FIG. 3 is a partially exploded isometric view of the clutched handle.
FIG. 4 is an enlarged side view of the linear extension tightening post mounted to the tuning head of a guitar with a clutched handle mounted to the drive shaft.
Turning now to FIGS. 1-3, the clutched handle 2 of the present invention includes generally a tubular handle element 4, a pair of pistons 6, a pair of springs 8 and a cap 10.
The tubular handle element has an axial bore 11 along a piston axis 12 extending from first end 14 inwardly through the handle element to near the second end 16. An elongate transverse hole 18 is formed perpendicular to piston axis 12 and defines a drive shaft axis 20.
An adapter sleeve 22 having an outer shoulder 24 and a drive shaft bore 26 formed along drive shaft axis 20 is mounted within transverse hole 18.
The cap is threadably mounted to first end 14 and captures a pair of springs 8 and pistons 6 within the axial bore so that pistons 6 are forced against the clutched drive surface 27 of adapter sleeve 22. The clutched drive surfaces include arcuate portions 28 and a pair of diametrically opposed flats 30. The adapter sleeve is keyed to the drive shaft A of a standard tuning peg assembly B. Assembly B is mounted to the tuning head C of the guitar G. The clutched handle is fixed to drive shaft A by a screw 34 which threadably engages a threaded hole H within drive shaft A. A washer 38 is also mounted to drive shaft A so that the clutched handle turns more freely on the drive shaft.
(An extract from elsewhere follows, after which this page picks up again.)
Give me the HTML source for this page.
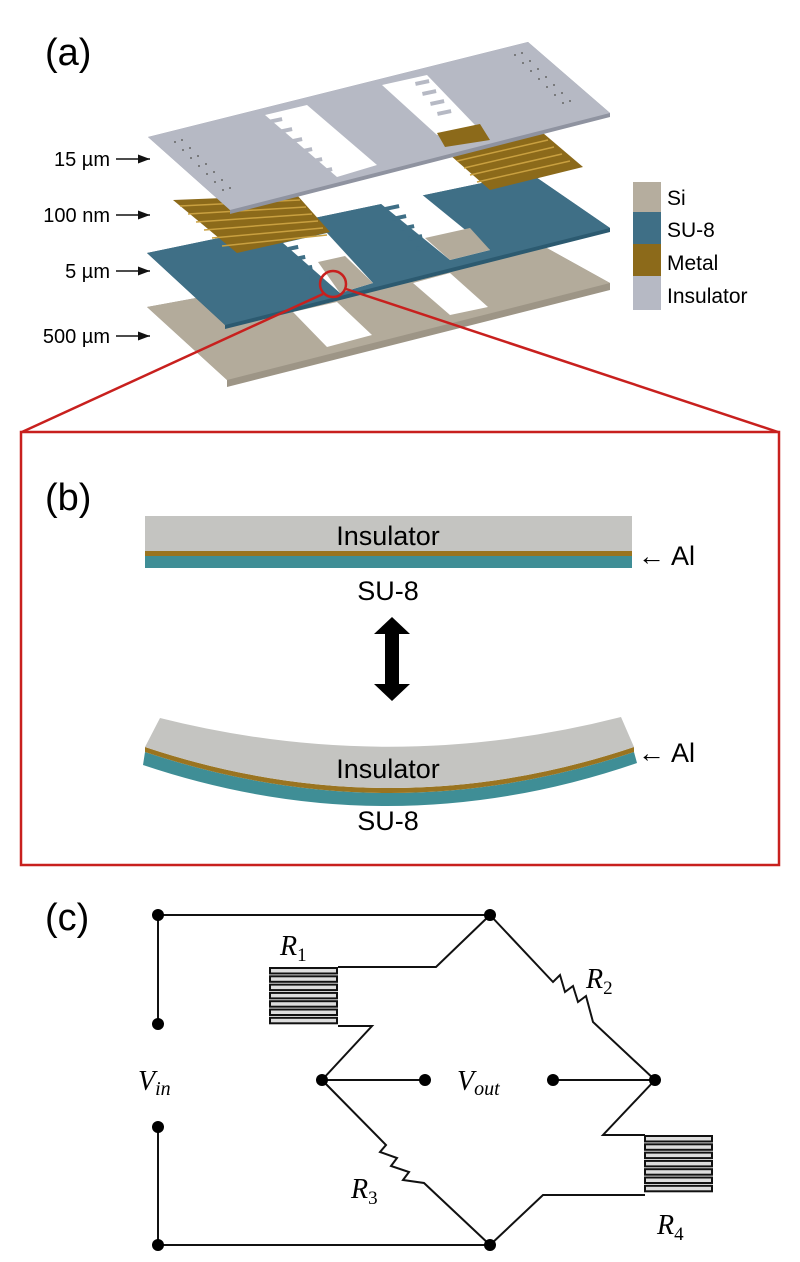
<!DOCTYPE html>
<html><head><meta charset="utf-8"><style>
html,body{margin:0;padding:0;background:#fff}
svg{display:block}
text{font-family:"Liberation Sans",sans-serif}
.m{font-family:"Liberation Serif",serif;font-style:italic}
</style></head><body>
<svg width="800" height="1262" viewBox="0 0 800 1262" xmlns="http://www.w3.org/2000/svg">
<defs>
<marker id="ar" markerWidth="8" markerHeight="6" refX="8" refY="3" orient="auto"><path d="M0,0 L8,3 L0,6 z" fill="#111"/></marker>
</defs>
<text x="45" y="65" font-size="38">(a)</text>
<!-- Si plate -->
<polygon points="147,307 527,237 610,283 610,290 227,387 227,380" fill="#9d9586"/>
<polygon points="147,307 527,237 610,283 227,380" fill="#b3ab9b"/>
<polygon points="293,312 337,302 372,335 327,347" fill="#fff"/>
<polygon points="413,283 450,273 488,307 450,315" fill="#fff"/>
<!-- SU-8 plate -->
<polygon points="147,253 530,173 610,228 610,232 225,329 225,325" fill="#2c5a70"/>
<polygon points="147,253 530,173 610,228 225,325" fill="#3f6f86"/>
<polygon points="283,243 327,233 373,283 340,293" fill="#fff"/>
<polygon points="318,262 345,256 373,283 340,293" fill="#b3ab9b"/>
<polygon points="380,203 420,193 490,250 450,260" fill="#fff"/>
<polygon points="425,238 470,228 490,250 450,260" fill="#b3ab9b"/>
<g fill="#3f6f86">
<rect x="288" y="247" width="10" height="4" transform="rotate(-12 288 247)"/>
<rect x="295" y="257" width="10" height="4" transform="rotate(-12 295 257)"/>
<rect x="302" y="267" width="10" height="4" transform="rotate(-12 302 267)"/>
<rect x="309" y="277" width="10" height="4" transform="rotate(-12 309 277)"/>
<rect x="385" y="207" width="14" height="4" transform="rotate(-12 385 207)"/>
<rect x="392" y="217" width="14" height="4" transform="rotate(-12 392 217)"/>
<rect x="400" y="227" width="14" height="4" transform="rotate(-12 400 227)"/>
<rect x="408" y="237" width="14" height="4" transform="rotate(-12 408 237)"/>
<rect x="416" y="247" width="14" height="4" transform="rotate(-12 416 247)"/>
</g>
<!-- Metal patches -->
<polygon points="173,200 297,195 330,232 237,253" fill="#8c6a1a"/>
<g stroke="#c9a040" stroke-width="1.5">
<line x1="180" y1="206" x2="300" y2="200"/><line x1="188" y1="214" x2="306" y2="207"/>
<line x1="196" y1="222" x2="312" y2="214"/><line x1="204" y1="230" x2="318" y2="221"/>
<line x1="212" y1="238" x2="323" y2="228"/><line x1="222" y1="246" x2="327" y2="235"/>
</g>
<polygon points="450,155 543,133 583,167 490,190" fill="#8c6a1a"/>
<g stroke="#c9a040" stroke-width="1.5">
<line x1="457" y1="161" x2="548" y2="140"/><line x1="464" y1="168" x2="554" y2="147"/>
<line x1="470" y1="175" x2="562" y2="154"/><line x1="477" y1="182" x2="570" y2="161"/>
</g>
<!-- Insulator top plate -->
<polygon points="148,137 528,42 610,113 610,117 230,214 230,210" fill="#8f93a0"/>
<polygon points="148,137 528,42 610,113 230,210" fill="#b6b9c4"/>
<polygon points="265,115 307,105 377,165 337,177" fill="#fff"/>
<polygon points="382,85 427,75 475,125 437,135" fill="#fff"/>
<g fill="#b6b9c4">
<rect x="268" y="120" width="14" height="4" transform="rotate(-12 268 120)"/>
<rect x="278" y="130" width="14" height="4" transform="rotate(-12 278 130)"/>
<rect x="288" y="140" width="14" height="4" transform="rotate(-12 288 140)"/>
<rect x="298" y="150" width="14" height="4" transform="rotate(-12 298 150)"/>
<rect x="308" y="160" width="14" height="4" transform="rotate(-12 308 160)"/>
<rect x="318" y="170" width="14" height="4" transform="rotate(-12 318 170)"/>
<rect x="415" y="82" width="14" height="4" transform="rotate(-12 415 82)"/>
<rect x="422" y="92" width="14" height="4" transform="rotate(-12 422 92)"/>
<rect x="430" y="102" width="14" height="4" transform="rotate(-12 430 102)"/>
<rect x="437" y="112" width="14" height="4" transform="rotate(-12 437 112)"/>
</g>
<polygon points="437,133 480,124 490,140 445,147" fill="#8c6a1a"/>
<g fill="#666">
<circle cx="175" cy="142" r="1"/><circle cx="183" cy="150" r="1"/><circle cx="191" cy="158" r="1"/><circle cx="199" cy="166" r="1"/><circle cx="207" cy="174" r="1"/><circle cx="215" cy="182" r="1"/><circle cx="223" cy="190" r="1"/>
<circle cx="182" cy="140" r="1"/><circle cx="190" cy="148" r="1"/><circle cx="198" cy="156" r="1"/><circle cx="206" cy="164" r="1"/><circle cx="214" cy="172" r="1"/><circle cx="222" cy="180" r="1"/><circle cx="230" cy="188" r="1"/>
<circle cx="515" cy="55" r="1"/><circle cx="523" cy="63" r="1"/><circle cx="531" cy="71" r="1"/><circle cx="539" cy="79" r="1"/><circle cx="547" cy="87" r="1"/><circle cx="555" cy="95" r="1"/><circle cx="563" cy="103" r="1"/>
<circle cx="522" cy="53" r="1"/><circle cx="530" cy="61" r="1"/><circle cx="538" cy="69" r="1"/><circle cx="546" cy="77" r="1"/><circle cx="554" cy="85" r="1"/><circle cx="562" cy="93" r="1"/><circle cx="570" cy="101" r="1"/>
</g>
<!-- red circle & lines -->
<circle cx="333" cy="284" r="13" fill="none" stroke="#c8201e" stroke-width="2.5"/>
<line x1="323" y1="294" x2="22" y2="432" stroke="#c8201e" stroke-width="2.5"/>
<line x1="346" y1="289" x2="778" y2="432" stroke="#c8201e" stroke-width="2.5"/>
<rect x="21" y="432" width="758" height="433" fill="none" stroke="#c8201e" stroke-width="2.5"/>
<!-- labels a -->
<g font-size="20" text-anchor="end">
<text x="110" y="166">15 µm</text><text x="110" y="222">100 nm</text>
<text x="110" y="278">5 µm</text><text x="110" y="343">500 µm</text>
</g>
<g stroke="#111" stroke-width="1.5" marker-end="url(#ar)">
<line x1="116" y1="159" x2="150" y2="159"/><line x1="116" y1="215" x2="150" y2="215"/>
<line x1="116" y1="271" x2="150" y2="271"/><line x1="116" y1="336" x2="150" y2="336"/>
</g>
<!-- legend -->
<rect x="633" y="182" width="28" height="30" fill="#b5ad9e"/>
<rect x="633" y="212" width="28" height="32" fill="#3f6f86"/>
<rect x="633" y="244" width="28" height="32" fill="#8c6a1a"/>
<rect x="633" y="276" width="28" height="34" fill="#b6b9c4"/>
<g font-size="21"><text x="667" y="205">Si</text><text x="667" y="237">SU-8</text><text x="667" y="270">Metal</text><text x="667" y="303">Insulator</text></g>
<!-- (b) -->
<text x="45" y="510" font-size="38">(b)</text>
<rect x="145" y="516" width="487" height="35" fill="#c4c4c1"/>
<rect x="145" y="551" width="487" height="5" fill="#9a7420"/>
<rect x="145" y="556" width="487" height="12" fill="#3f8e96"/>
<text x="388" y="545" font-size="27" text-anchor="middle">Insulator</text>
<text x="388" y="600" font-size="27" text-anchor="middle">SU-8</text>
<text x="638" y="565" font-size="27">← Al</text>
<polygon points="392,617 410,634 399,634 399,684 410,684 392,701 374,684 385,684 385,634 374,634" fill="#000"/>
<path d="M143,765 Q390,848 637,763 L634,752 Q390,834 145,752 Z" fill="#3f8e96"/>
<path d="M145,752 Q390,834 634,752 L634,747 Q390,829 145,747 Z" fill="#9a7420"/>
<path d="M160,718 Q390,776 621,717 L634,747 Q390,829 145,747 Z" fill="#c4c4c1"/>
<text x="388" y="778" font-size="27" text-anchor="middle">Insulator</text>
<text x="388" y="830" font-size="27" text-anchor="middle">SU-8</text>
<text x="638" y="762" font-size="27">← Al</text>
<!-- (c) -->
<text x="45" y="930" font-size="38">(c)</text>
<g stroke="#111" stroke-width="2" fill="none">
<polyline points="158,1024 158,915 490,915"/>
<polyline points="158,1127 158,1245 490,1245"/>
<polyline points="490,915 436,967 338,967"/>
<polyline points="338,1026 372,1026 322,1080 425,1080"/>
<polyline points="490,915 553,982 560,975 565,992 573,986 578,1002 586,996 593,1022 655,1080 553,1080"/>
<polyline points="322,1080 386,1145 380,1152 397,1158 391,1166 409,1172 403,1180 424,1183 490,1245"/>
<polyline points="655,1080 603,1135 645,1135"/>
<polyline points="490,1245 543,1195 645,1195"/>
</g>
<g stroke="#111" stroke-width="2" fill="#ddd">
<rect x="270" y="968" width="67" height="5.5"/><rect x="270" y="976.3" width="67" height="5.5"/>
<rect x="270" y="984.6" width="67" height="5.5"/><rect x="270" y="992.9" width="67" height="5.5"/>
<rect x="270" y="1001.2" width="67" height="5.5"/><rect x="270" y="1009.5" width="67" height="5.5"/>
<rect x="270" y="1017.8" width="67" height="5.5"/>
<rect x="645" y="1136" width="67" height="5.5"/><rect x="645" y="1144.3" width="67" height="5.5"/>
<rect x="645" y="1152.6" width="67" height="5.5"/><rect x="645" y="1160.9" width="67" height="5.5"/>
<rect x="645" y="1169.2" width="67" height="5.5"/><rect x="645" y="1177.5" width="67" height="5.5"/>
<rect x="645" y="1185.8" width="67" height="5.5"/>
</g>
<g fill="#000">
<circle cx="158" cy="915" r="6"/><circle cx="158" cy="1024" r="6"/><circle cx="158" cy="1127" r="6"/><circle cx="158" cy="1245" r="6"/>
<circle cx="490" cy="915" r="6"/><circle cx="490" cy="1245" r="6"/><circle cx="322" cy="1080" r="6"/><circle cx="425" cy="1080" r="6"/>
<circle cx="553" cy="1080" r="6"/><circle cx="655" cy="1080" r="6"/>
</g>
<g font-size="28">
<text x="280" y="955" class="m">R<tspan font-size="19" font-style="normal" dy="6">1</tspan></text>
<text x="586" y="988" class="m">R<tspan font-size="19" font-style="normal" dy="6">2</tspan></text>
<text x="351" y="1198" class="m">R<tspan font-size="19" font-style="normal" dy="6">3</tspan></text>
<text x="657" y="1234" class="m">R<tspan font-size="19" font-style="normal" dy="6">4</tspan></text>
<text x="138" y="1090" class="m">V<tspan font-size="20" dy="5">in</tspan></text>
<text x="457" y="1090" class="m">V<tspan font-size="20" dy="5">out</tspan></text>
</g>
</svg>
</body></html>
Turning to FIG. 4 the linear extension tuning peg assembly 50 will be described. Peg assembly 50 includes generally a tuning head mounting member 52 having a hollow cylindrical body portion 54 which is mounted within a correspondingly sized hole in tuning head C. Member 52 has an enlarged hexagonal portion 56 which abuts the lower surface L of tuning head C. The distal end 58 of body portion 54 is threaded for threadable engagement with a string guide 60. Member 52 is thereby secured between a washer 62 and hex portion 56 via distal end 58 and string guide 60. A drive shaft 64 threadably engages a lower end 66 of member 52 and has clutched handle 2 mounted at the outer end of shaft 64.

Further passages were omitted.